The task »
Below are the records; collect from them each line containing the string "this".

Material shown »
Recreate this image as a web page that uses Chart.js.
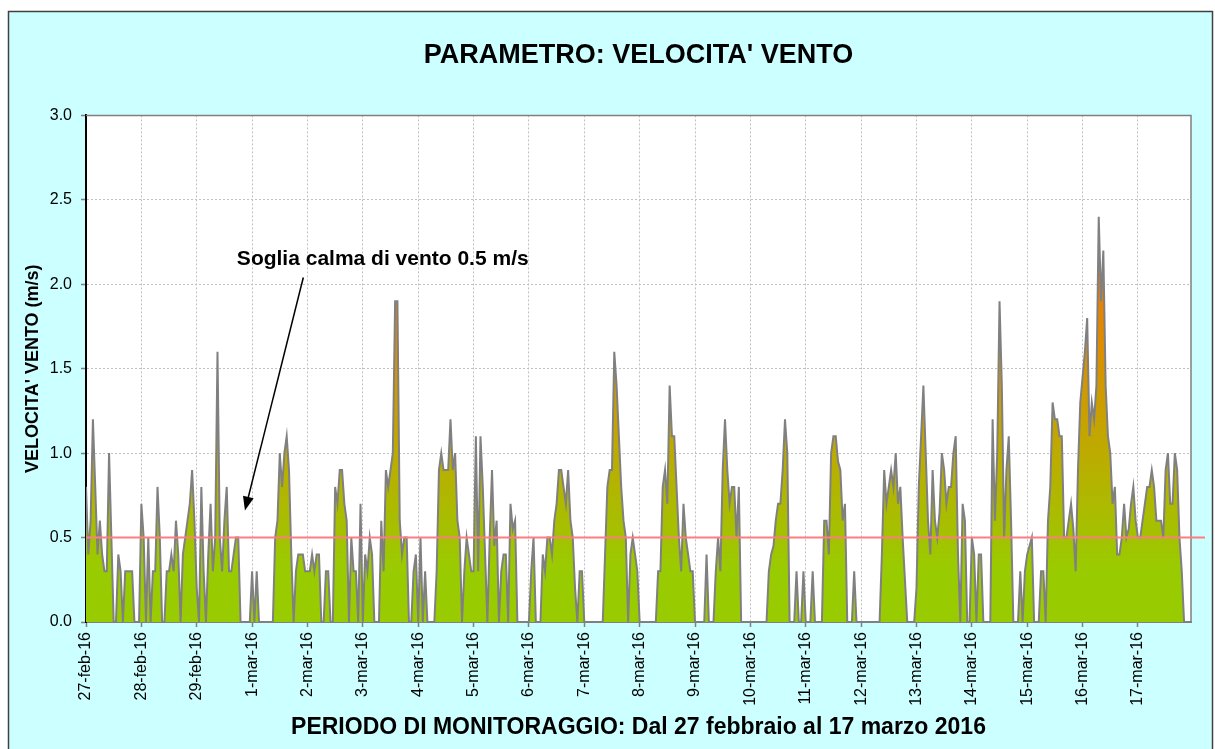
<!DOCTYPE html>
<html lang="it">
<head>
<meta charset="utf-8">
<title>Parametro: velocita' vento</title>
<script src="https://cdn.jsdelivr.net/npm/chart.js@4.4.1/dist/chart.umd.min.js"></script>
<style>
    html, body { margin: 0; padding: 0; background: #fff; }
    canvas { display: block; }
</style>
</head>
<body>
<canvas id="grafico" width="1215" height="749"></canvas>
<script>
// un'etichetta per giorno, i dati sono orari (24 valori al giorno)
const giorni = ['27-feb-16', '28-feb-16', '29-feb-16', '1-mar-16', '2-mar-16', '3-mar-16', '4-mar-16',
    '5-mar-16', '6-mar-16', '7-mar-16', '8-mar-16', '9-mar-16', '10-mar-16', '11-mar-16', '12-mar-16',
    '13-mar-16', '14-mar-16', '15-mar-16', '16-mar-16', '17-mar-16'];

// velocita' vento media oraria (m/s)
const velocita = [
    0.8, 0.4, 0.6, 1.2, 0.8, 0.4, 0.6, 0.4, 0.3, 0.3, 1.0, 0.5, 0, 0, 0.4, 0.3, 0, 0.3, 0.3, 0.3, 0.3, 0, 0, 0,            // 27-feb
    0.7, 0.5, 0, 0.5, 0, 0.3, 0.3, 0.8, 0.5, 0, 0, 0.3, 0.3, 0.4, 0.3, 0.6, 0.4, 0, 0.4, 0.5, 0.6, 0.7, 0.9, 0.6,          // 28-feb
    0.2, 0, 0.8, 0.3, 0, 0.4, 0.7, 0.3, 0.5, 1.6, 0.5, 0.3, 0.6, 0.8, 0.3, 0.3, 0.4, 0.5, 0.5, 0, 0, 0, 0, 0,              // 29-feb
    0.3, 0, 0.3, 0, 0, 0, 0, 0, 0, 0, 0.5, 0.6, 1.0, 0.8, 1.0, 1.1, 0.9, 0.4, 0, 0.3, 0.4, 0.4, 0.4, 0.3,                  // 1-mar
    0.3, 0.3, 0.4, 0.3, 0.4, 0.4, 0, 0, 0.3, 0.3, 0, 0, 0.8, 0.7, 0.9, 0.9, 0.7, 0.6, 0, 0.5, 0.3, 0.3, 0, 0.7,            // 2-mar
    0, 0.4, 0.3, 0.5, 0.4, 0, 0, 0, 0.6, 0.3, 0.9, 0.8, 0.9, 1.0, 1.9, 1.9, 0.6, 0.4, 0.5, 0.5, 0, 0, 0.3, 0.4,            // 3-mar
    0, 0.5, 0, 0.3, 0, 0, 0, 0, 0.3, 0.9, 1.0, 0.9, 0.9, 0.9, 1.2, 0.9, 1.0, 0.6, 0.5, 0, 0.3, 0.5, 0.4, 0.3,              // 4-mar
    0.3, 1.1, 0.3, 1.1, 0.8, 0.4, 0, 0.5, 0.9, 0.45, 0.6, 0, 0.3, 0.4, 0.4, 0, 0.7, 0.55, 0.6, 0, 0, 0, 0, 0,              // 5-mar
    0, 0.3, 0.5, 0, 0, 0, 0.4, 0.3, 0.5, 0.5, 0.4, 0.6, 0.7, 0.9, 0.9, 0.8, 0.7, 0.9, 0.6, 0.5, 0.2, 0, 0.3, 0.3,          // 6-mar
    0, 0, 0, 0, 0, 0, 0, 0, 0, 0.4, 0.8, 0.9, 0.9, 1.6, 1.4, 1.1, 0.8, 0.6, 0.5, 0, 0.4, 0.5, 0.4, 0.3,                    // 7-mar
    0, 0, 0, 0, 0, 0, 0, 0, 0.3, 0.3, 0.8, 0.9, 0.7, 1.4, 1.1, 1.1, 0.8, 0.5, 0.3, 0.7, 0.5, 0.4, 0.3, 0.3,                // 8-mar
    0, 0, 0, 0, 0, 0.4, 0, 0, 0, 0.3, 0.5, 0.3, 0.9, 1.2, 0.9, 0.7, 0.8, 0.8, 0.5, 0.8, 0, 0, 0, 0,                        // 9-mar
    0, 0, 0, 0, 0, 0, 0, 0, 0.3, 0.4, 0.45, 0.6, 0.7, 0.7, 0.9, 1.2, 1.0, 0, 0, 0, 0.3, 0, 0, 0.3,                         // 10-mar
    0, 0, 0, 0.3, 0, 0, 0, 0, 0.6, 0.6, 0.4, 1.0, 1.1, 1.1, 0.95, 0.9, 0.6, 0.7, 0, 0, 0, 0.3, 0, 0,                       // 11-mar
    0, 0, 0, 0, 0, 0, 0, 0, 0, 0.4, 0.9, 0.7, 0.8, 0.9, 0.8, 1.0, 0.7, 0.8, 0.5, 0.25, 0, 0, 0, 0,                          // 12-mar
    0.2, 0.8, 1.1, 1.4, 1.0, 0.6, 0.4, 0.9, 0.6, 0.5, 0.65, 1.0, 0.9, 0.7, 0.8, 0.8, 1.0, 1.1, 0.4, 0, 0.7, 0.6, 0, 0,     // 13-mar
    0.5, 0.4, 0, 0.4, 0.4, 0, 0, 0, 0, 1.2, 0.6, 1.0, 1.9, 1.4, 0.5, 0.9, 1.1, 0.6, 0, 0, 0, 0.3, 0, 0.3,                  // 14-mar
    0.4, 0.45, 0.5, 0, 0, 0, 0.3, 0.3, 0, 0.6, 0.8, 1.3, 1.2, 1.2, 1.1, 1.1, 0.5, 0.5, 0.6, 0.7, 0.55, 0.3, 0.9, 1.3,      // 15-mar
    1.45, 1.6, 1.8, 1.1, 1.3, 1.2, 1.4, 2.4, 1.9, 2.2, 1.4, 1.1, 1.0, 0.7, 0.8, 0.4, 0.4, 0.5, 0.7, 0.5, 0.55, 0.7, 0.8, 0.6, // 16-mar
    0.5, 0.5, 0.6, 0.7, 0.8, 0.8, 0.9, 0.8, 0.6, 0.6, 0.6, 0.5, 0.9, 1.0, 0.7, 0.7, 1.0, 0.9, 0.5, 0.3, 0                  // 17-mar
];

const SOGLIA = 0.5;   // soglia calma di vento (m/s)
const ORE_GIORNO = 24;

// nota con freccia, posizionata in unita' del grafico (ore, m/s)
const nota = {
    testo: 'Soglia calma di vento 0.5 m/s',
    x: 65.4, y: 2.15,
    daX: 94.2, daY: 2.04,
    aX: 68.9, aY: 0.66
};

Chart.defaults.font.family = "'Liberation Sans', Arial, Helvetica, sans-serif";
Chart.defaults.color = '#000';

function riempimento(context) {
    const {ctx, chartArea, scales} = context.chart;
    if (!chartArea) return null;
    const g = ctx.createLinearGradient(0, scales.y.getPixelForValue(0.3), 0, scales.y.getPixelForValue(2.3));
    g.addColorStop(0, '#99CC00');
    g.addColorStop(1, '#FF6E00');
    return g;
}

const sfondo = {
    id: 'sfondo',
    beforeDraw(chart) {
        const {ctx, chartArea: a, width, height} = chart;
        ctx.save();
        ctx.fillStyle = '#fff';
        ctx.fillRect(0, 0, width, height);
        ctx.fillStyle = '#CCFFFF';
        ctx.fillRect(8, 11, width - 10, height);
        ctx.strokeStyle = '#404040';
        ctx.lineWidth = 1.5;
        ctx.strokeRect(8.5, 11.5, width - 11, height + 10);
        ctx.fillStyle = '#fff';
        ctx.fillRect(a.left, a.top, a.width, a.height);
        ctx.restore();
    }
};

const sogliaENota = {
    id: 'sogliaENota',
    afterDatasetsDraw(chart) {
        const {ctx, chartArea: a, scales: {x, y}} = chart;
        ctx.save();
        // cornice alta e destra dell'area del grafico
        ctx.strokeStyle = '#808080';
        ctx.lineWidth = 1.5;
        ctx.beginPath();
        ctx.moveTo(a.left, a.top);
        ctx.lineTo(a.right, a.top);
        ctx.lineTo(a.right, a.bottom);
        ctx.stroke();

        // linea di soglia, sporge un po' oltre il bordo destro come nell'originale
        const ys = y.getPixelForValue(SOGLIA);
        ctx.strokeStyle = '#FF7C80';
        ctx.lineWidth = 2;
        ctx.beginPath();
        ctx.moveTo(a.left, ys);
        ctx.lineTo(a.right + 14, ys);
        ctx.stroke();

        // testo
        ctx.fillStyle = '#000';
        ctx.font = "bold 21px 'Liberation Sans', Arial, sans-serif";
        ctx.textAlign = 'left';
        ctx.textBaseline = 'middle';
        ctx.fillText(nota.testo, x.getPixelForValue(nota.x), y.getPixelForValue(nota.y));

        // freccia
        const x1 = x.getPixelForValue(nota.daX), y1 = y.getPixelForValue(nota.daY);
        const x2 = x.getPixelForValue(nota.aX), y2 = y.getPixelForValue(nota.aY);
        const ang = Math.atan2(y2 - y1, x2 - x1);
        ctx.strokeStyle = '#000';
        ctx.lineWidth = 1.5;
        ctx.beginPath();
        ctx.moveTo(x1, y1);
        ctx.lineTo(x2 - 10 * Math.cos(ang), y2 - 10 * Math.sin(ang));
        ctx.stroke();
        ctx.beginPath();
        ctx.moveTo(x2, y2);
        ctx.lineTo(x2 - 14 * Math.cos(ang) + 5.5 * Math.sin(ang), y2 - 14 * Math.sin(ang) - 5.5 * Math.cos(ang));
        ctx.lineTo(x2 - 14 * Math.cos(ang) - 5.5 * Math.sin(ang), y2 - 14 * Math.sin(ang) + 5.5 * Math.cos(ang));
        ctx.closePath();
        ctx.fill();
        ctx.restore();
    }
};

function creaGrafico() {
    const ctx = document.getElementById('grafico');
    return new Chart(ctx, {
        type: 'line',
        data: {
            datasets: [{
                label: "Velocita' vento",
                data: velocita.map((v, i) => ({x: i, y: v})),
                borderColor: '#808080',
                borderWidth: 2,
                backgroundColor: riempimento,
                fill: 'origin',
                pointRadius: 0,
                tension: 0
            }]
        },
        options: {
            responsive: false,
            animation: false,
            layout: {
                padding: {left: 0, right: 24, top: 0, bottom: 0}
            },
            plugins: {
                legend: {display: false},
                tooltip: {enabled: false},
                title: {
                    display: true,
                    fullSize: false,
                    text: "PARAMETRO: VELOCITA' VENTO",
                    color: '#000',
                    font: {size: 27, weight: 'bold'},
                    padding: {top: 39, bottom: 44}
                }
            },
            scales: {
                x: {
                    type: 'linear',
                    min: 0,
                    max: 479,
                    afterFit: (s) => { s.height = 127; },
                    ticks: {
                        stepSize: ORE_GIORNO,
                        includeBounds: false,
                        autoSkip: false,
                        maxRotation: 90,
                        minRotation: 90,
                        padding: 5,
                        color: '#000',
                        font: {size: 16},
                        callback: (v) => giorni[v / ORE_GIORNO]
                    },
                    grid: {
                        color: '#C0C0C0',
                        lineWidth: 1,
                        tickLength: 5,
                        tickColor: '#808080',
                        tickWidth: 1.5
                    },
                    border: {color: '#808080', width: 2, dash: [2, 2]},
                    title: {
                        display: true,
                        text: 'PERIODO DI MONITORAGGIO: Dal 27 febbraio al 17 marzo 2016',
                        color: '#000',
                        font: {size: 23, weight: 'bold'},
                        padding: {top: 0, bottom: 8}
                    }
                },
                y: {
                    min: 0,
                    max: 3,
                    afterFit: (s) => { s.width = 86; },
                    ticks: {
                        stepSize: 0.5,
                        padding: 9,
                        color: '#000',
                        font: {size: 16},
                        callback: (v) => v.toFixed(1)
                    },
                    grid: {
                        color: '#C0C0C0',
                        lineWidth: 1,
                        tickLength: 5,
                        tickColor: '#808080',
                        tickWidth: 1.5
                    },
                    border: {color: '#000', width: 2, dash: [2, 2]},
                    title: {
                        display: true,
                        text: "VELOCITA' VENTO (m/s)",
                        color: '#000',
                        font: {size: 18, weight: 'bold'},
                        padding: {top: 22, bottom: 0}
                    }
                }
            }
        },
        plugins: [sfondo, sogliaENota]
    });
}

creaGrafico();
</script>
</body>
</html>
---
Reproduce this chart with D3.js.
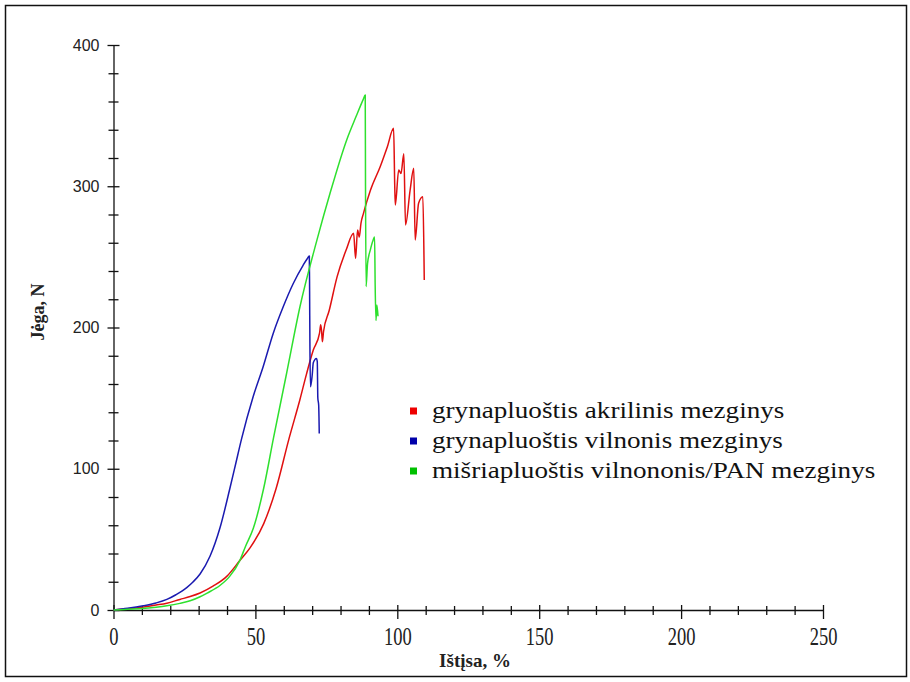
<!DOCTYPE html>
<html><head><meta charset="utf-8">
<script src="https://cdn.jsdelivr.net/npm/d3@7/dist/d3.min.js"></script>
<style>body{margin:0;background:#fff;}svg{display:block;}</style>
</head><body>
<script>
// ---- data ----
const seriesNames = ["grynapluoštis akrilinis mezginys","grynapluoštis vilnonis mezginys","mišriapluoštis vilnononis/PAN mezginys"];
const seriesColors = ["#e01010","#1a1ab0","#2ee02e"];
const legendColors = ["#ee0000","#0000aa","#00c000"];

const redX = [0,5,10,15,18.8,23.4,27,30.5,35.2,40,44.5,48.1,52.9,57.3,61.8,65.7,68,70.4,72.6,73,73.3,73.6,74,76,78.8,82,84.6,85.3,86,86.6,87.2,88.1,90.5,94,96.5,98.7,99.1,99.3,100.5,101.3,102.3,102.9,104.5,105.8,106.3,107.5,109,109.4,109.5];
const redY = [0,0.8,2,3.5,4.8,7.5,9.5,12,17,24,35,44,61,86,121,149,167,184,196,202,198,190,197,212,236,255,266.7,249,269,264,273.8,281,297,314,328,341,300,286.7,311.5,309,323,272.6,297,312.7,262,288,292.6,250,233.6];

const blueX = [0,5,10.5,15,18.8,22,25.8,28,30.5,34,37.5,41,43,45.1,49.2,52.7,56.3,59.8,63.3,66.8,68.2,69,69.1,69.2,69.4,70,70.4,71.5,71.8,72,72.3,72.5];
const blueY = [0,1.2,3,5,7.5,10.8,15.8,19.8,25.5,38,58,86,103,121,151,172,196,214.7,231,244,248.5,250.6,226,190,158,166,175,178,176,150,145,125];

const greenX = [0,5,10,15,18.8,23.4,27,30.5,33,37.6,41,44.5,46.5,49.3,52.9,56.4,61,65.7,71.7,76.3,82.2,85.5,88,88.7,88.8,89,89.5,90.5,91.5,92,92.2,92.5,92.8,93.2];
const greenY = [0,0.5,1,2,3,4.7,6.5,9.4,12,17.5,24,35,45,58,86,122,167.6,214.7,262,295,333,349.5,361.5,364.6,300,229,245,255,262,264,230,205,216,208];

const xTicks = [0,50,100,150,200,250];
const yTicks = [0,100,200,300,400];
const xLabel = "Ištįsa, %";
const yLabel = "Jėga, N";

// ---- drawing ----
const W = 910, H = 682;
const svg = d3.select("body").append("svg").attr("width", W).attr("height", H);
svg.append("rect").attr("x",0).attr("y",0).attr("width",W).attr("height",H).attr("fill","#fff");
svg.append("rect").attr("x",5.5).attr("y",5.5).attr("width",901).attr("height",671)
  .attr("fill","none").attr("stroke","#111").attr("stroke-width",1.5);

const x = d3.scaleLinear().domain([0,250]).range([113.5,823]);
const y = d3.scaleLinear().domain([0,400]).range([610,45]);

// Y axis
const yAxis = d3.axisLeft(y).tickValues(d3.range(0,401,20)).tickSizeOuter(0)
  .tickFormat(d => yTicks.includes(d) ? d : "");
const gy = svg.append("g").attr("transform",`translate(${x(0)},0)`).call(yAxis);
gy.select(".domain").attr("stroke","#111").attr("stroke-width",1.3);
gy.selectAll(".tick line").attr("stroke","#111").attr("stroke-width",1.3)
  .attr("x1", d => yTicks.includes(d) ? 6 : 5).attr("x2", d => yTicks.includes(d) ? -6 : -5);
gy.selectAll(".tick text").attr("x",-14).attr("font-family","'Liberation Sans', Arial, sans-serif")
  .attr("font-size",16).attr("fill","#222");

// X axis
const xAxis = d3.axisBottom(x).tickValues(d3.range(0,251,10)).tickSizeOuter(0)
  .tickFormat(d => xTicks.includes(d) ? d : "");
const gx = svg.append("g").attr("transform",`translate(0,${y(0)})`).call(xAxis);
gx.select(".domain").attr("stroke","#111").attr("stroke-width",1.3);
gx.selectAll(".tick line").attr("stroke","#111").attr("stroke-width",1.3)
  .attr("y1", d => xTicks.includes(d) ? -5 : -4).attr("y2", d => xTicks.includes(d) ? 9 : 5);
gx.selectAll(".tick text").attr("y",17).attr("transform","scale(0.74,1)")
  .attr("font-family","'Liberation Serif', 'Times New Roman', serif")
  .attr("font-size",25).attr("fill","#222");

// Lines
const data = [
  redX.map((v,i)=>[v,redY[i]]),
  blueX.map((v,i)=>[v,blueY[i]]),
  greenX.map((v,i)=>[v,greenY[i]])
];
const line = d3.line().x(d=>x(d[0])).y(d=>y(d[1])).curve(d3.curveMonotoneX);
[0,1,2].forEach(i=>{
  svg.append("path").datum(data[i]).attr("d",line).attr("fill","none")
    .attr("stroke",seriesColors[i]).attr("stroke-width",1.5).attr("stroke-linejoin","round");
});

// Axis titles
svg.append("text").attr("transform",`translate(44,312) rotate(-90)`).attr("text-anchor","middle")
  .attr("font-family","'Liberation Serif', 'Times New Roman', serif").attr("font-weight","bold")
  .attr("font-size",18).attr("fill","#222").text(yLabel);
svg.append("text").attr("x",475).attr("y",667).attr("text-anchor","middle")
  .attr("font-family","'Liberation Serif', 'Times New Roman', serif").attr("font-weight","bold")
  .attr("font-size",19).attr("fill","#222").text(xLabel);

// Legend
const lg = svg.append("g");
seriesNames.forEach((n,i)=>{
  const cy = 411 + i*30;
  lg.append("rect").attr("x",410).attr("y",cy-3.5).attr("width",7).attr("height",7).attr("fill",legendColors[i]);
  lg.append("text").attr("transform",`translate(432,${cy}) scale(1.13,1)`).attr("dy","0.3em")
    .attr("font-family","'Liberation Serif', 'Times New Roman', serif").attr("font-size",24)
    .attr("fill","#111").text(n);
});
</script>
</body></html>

Correct result »
Recreate this image as a web page that uses Chart.js.
Reproduce this chart with D3.js.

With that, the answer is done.